Shaun Searley: Our guests want variation, they want to be challenged so they challenge us and ask for different offal products, like spleen, as well as different steaks. We need to make sure we push ourselves and educate the team as well as the guest – not just to be sustainable but to be excited to come into work day in, day out.

PL: If you deliver a lesser cut and it is delicious because of the way you’ve cooked it, then that trust is there. Our new head chef put duck breast on the menu and that was all we were going to sell because people still like that prime cut. But that’s not what we are about so we’ve changed it up with different [duck] cuts and have been more inventive and exciting, and everyone is still ordering it.

NR: It’s all about the marketing and how it reads on the menu. The beef fat tacos at Temper are the best-selling dish and they came from the fact people were leaving the fat on their beef. So we cut it off ourselves and sold it in a taco.

MW: There is more appetite among guests for secondary cuts, but it’s more in other menu items. We make our tartare with knuckle. But if we wrote knuckle tartare it wouldn’t sell, so we sell it as steak tartare and explain it comes from the knuckle, which they find acceptable.

David Carter (Smokestak,Manteca): Our entire menu is based on secondary cuts, like ox cheek, brisket, pork shoulder, pig’s head. We take things that are definitely not prime, although cuts such as ox cheeks and short rib have got more expensive.

Mark Hastings (Mandarin Oriental): That’s the complete opposite to us. We work closely with Aubrey Allen to make sure the fillet, rib eye and wing ribs are consistent. We take the team out to Ireland every year to make sure of this consistency. The trust thing is very important.

JW: We use a lot of offal, cheeks and brisket because we have the scope of the whole hotel rather than just the restaurant.

Simon Smith: We need to tell young chefs about the unfashionable cuts. Every cut is equal, it just needs to be worked in a different way.

RH: You can now get bone marrow in Waitrose, and short ribs, which is something you probably couldn’t have found 10 years ago. Lesser cuts have become fashionable through restaurants and chefs.

NR: Is that a good thing? We have created fashions for certain cuts that mean they have become more expensive. I don’t know whether it’s counterproductive because some cuts that used to be accessible are now expensive.

"People will always be happy to pay

a premium for good

quality beef"

Sustainability/traceability

JB: There are 52,000 farms in our quality assurance scheme participating in Origin Green. At meat plant level, we insist they make a commitment to the environment as well with things such as being more energy efficient.
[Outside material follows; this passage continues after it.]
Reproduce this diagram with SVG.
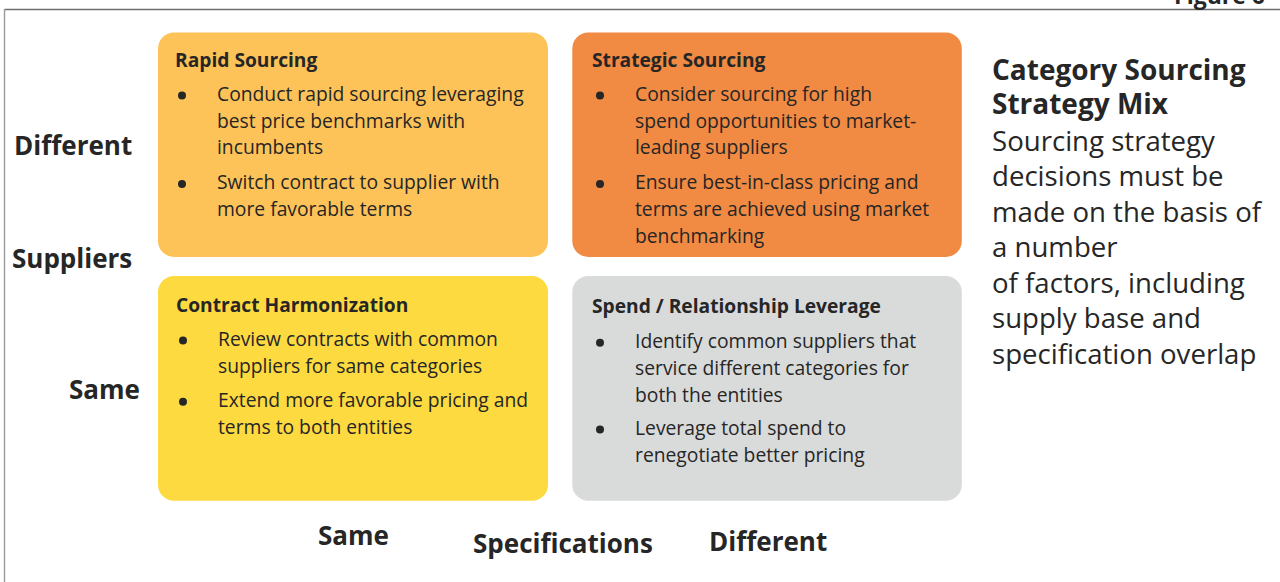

Even among our biggest processors there is an ambition to supply to tighter specifications that chefs and restaurants now demand and do it in a more transparent way.

SA: It’s how that information truthfully comes down to us buyers and whether what’s in the box is what people are saying it is. We’ve had a lot of bad press in the meat industry over the years, it’s been very slow to react to get better transparency. It needs to be easier for us to get that information.

DC: If you go to the farms and know your butcher, you trust them. If we order a product we expect it to fit the spec. But we’re small, so we can do that.

James Knappett (Kitchen Table): I couldn’t shift a whole cow in a year in my restaurant, but I know the farmer’s name and the age of the beef very well. Last night we served beef that was 199 days old,

the next day it will be 200 days old and so on, until it’s gone.

JW: Things have improved. When I was younger, I’d be told all kinds of lies. Unless you had a good relationship with your butcher, you wouldn’t have a chance. The customer is driving this whole sustainability aspect; they want to know where their meat comes from. Working with honourable suppliers is where the improvements have come.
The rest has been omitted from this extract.